═══ Data excerpt ═══

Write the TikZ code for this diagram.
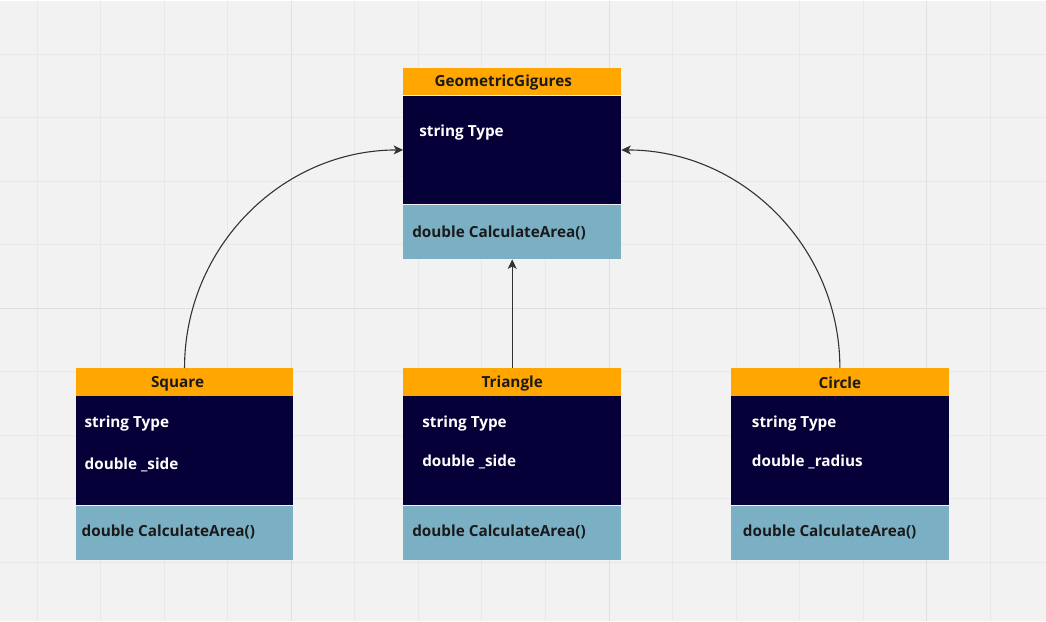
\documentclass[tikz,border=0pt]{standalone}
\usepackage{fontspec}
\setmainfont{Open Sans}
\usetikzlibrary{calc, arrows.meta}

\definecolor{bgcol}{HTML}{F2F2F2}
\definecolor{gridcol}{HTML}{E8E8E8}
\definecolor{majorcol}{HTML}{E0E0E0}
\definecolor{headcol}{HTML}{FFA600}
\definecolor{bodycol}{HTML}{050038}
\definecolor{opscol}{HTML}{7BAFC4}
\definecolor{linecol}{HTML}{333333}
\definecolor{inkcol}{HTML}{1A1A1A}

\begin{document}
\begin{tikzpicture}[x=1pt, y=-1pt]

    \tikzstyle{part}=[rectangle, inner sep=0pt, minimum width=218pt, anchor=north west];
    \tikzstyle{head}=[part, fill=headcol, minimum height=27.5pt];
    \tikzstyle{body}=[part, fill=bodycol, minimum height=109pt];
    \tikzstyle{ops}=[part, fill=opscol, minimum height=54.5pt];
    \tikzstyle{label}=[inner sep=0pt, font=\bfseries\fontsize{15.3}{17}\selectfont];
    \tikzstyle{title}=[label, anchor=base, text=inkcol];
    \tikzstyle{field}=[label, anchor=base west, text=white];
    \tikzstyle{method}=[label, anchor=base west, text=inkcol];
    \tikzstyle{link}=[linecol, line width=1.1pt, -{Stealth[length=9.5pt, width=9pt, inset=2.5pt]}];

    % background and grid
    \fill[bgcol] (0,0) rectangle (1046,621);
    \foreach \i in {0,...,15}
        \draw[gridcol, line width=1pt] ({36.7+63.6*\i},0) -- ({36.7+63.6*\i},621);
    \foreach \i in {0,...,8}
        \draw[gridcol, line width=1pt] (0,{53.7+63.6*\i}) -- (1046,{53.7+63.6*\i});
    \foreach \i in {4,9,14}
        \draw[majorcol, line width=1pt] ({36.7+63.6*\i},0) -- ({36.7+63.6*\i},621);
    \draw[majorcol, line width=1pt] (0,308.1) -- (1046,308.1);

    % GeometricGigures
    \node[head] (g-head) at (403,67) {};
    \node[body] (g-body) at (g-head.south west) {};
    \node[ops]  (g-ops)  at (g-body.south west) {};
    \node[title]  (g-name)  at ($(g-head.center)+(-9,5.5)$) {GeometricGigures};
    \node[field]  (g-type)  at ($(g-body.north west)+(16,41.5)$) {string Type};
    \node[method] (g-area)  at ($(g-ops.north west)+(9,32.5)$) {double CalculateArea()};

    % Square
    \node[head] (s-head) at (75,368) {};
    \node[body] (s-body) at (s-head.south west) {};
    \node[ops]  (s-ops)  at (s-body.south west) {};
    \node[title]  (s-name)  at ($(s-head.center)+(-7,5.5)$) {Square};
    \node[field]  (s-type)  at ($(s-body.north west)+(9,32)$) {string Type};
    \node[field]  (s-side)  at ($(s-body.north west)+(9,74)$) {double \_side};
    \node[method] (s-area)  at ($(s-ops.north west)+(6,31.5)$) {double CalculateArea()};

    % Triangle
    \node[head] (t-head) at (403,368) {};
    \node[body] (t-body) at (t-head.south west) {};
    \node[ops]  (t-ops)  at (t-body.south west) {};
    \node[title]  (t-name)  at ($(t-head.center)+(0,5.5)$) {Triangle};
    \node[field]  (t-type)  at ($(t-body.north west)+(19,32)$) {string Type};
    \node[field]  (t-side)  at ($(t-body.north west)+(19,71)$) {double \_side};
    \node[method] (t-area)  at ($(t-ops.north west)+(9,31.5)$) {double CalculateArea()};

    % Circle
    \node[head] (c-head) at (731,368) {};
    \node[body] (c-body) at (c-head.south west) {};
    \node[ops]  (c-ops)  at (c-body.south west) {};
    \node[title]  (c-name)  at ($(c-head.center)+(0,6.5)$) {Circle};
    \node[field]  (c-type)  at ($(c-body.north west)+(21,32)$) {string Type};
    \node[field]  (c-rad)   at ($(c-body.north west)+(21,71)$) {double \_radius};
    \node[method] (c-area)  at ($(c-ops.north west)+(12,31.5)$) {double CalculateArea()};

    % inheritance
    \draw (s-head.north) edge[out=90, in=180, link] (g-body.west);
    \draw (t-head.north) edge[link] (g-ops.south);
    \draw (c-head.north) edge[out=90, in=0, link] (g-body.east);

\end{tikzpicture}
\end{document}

═══

Every line from the top of the material above through the line with "(0,308.1) -- (1046,308.1);" should be duplicated exactly, please; leave out the pictures.

» **Solution to the problem**
Write the TikZ code for this diagram.
\documentclass[tikz,border=0pt]{standalone}
\usepackage{fontspec}
\setmainfont{Open Sans}
\usetikzlibrary{calc, arrows.meta}

\definecolor{bgcol}{HTML}{F2F2F2}
\definecolor{gridcol}{HTML}{E8E8E8}
\definecolor{majorcol}{HTML}{E0E0E0}
\definecolor{headcol}{HTML}{FFA600}
\definecolor{bodycol}{HTML}{050038}
\definecolor{opscol}{HTML}{7BAFC4}
\definecolor{linecol}{HTML}{333333}
\definecolor{inkcol}{HTML}{1A1A1A}

\begin{document}
\begin{tikzpicture}[x=1pt, y=-1pt]

    \tikzstyle{part}=[rectangle, inner sep=0pt, minimum width=218pt, anchor=north west];
    \tikzstyle{head}=[part, fill=headcol, minimum height=27.5pt];
    \tikzstyle{body}=[part, fill=bodycol, minimum height=109pt];
    \tikzstyle{ops}=[part, fill=opscol, minimum height=54.5pt];
    \tikzstyle{label}=[inner sep=0pt, font=\bfseries\fontsize{15.3}{17}\selectfont];
    \tikzstyle{title}=[label, anchor=base, text=inkcol];
    \tikzstyle{field}=[label, anchor=base west, text=white];
    \tikzstyle{method}=[label, anchor=base west, text=inkcol];
    \tikzstyle{link}=[linecol, line width=1.1pt, -{Stealth[length=9.5pt, width=9pt, inset=2.5pt]}];

    % background and grid
    \fill[bgcol] (0,0) rectangle (1046,621);
    \foreach \i in {0,...,15}
        \draw[gridcol, line width=1pt] ({36.7+63.6*\i},0) -- ({36.7+63.6*\i},621);
    \foreach \i in {0,...,8}
        \draw[gridcol, line width=1pt] (0,{53.7+63.6*\i}) -- (1046,{53.7+63.6*\i});
    \foreach \i in {4,9,14}
        \draw[majorcol, line width=1pt] ({36.7+63.6*\i},0) -- ({36.7+63.6*\i},621);
    \draw[majorcol, line width=1pt] (0,308.1) -- (1046,308.1);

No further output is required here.